§ Short problem: Starting with the first line of the data below, copy each line up to and including the one containing "30.5, 26.8, 36.6, 34.2, 43.1, 40.3, 50.5, 47.8, 54.6]". Pictures stay out.

§ Data:
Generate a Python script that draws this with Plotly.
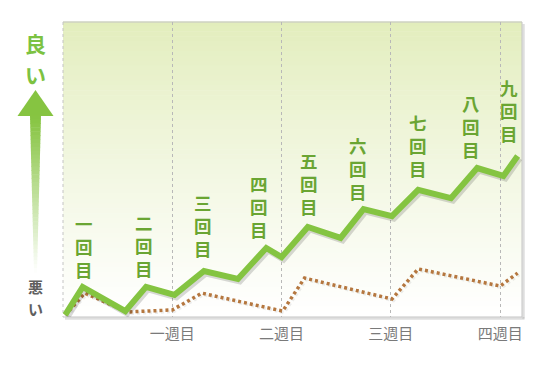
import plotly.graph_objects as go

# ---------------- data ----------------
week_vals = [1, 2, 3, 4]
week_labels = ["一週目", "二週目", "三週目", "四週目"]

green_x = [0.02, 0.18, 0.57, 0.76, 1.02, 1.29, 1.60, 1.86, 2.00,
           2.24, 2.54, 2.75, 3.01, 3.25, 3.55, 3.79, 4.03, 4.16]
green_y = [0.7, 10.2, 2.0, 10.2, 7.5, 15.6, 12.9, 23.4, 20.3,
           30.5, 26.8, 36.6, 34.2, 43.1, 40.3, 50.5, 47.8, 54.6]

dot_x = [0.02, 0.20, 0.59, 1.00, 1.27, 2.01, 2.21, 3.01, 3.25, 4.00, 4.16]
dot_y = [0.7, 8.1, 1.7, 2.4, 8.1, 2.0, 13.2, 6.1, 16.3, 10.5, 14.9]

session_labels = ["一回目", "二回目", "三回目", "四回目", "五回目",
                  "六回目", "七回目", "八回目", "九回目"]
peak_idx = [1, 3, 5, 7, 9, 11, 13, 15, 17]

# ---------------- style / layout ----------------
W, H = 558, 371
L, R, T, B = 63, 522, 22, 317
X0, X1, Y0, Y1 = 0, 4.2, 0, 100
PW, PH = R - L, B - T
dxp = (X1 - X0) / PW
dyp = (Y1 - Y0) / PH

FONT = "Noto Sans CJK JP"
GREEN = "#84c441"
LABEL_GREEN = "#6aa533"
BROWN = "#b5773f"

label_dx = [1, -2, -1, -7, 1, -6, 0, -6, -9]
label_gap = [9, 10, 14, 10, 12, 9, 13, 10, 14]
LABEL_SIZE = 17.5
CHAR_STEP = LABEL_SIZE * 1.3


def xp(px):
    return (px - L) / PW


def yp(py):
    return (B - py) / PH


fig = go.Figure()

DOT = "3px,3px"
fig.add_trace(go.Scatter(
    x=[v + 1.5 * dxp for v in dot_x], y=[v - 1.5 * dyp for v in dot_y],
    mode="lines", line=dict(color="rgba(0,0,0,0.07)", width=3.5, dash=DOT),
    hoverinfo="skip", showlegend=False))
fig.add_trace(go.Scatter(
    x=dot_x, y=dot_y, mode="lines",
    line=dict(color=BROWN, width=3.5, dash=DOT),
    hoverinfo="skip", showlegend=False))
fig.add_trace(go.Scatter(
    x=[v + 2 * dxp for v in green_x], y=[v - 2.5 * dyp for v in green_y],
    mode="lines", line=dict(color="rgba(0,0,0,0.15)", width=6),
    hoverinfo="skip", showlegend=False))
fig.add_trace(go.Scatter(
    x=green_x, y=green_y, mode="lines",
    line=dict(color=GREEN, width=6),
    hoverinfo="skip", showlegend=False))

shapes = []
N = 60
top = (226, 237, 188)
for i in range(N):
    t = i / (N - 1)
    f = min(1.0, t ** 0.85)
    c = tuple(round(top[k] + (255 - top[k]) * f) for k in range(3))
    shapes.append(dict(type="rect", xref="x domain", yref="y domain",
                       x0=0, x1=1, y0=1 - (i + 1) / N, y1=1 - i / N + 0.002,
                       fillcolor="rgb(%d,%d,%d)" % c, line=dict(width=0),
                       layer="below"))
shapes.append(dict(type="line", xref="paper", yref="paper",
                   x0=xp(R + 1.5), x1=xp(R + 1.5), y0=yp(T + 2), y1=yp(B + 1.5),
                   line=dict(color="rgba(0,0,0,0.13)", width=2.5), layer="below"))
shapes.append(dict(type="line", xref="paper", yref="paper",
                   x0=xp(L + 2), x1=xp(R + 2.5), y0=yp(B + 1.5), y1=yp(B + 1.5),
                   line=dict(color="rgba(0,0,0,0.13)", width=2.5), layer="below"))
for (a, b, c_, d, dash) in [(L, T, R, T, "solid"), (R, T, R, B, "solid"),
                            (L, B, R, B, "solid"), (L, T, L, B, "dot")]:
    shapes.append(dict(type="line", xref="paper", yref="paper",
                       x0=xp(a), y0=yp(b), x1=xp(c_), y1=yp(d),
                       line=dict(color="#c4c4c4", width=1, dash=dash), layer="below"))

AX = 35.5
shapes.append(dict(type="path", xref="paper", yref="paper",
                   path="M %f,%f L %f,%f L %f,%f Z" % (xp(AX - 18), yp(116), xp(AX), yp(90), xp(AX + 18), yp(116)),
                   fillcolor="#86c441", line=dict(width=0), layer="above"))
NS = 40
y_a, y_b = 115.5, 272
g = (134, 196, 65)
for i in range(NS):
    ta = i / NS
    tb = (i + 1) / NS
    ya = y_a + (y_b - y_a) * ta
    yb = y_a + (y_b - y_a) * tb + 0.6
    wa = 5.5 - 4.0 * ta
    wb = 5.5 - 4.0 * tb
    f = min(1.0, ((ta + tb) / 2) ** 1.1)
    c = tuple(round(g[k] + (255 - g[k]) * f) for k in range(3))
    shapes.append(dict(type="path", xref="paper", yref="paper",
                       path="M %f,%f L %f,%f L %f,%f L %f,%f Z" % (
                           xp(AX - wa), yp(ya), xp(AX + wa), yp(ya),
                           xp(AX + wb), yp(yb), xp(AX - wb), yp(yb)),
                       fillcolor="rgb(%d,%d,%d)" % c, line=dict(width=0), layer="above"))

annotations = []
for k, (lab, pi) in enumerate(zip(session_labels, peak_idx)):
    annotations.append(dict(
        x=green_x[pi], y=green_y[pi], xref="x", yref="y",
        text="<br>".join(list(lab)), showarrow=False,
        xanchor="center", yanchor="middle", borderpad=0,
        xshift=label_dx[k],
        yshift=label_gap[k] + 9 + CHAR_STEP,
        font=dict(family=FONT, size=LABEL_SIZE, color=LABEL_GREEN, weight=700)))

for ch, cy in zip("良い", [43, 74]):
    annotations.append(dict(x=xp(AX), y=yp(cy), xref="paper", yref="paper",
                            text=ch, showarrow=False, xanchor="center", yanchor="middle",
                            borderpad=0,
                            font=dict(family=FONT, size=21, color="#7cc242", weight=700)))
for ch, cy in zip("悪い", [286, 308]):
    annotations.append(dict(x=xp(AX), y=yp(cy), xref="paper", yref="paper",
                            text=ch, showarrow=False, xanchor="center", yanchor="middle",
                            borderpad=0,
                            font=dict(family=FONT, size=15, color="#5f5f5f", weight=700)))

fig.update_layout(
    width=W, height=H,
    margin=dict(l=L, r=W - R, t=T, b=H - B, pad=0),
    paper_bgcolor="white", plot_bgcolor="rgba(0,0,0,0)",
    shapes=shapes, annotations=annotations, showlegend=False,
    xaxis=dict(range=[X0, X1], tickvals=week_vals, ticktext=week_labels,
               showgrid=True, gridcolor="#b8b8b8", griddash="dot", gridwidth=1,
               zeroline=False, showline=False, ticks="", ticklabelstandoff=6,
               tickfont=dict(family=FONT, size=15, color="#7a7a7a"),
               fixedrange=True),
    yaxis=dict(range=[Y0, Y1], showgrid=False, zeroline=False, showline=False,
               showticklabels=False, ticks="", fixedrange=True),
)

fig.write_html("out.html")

§ Exercise output:
Generate a Python script that draws this with Plotly.
import plotly.graph_objects as go

# ---------------- data ----------------
week_vals = [1, 2, 3, 4]
week_labels = ["一週目", "二週目", "三週目", "四週目"]

green_x = [0.02, 0.18, 0.57, 0.76, 1.02, 1.29, 1.60, 1.86, 2.00,
           2.24, 2.54, 2.75, 3.01, 3.25, 3.55, 3.79, 4.03, 4.16]
green_y = [0.7, 10.2, 2.0, 10.2, 7.5, 15.6, 12.9, 23.4, 20.3,
           30.5, 26.8, 36.6, 34.2, 43.1, 40.3, 50.5, 47.8, 54.6]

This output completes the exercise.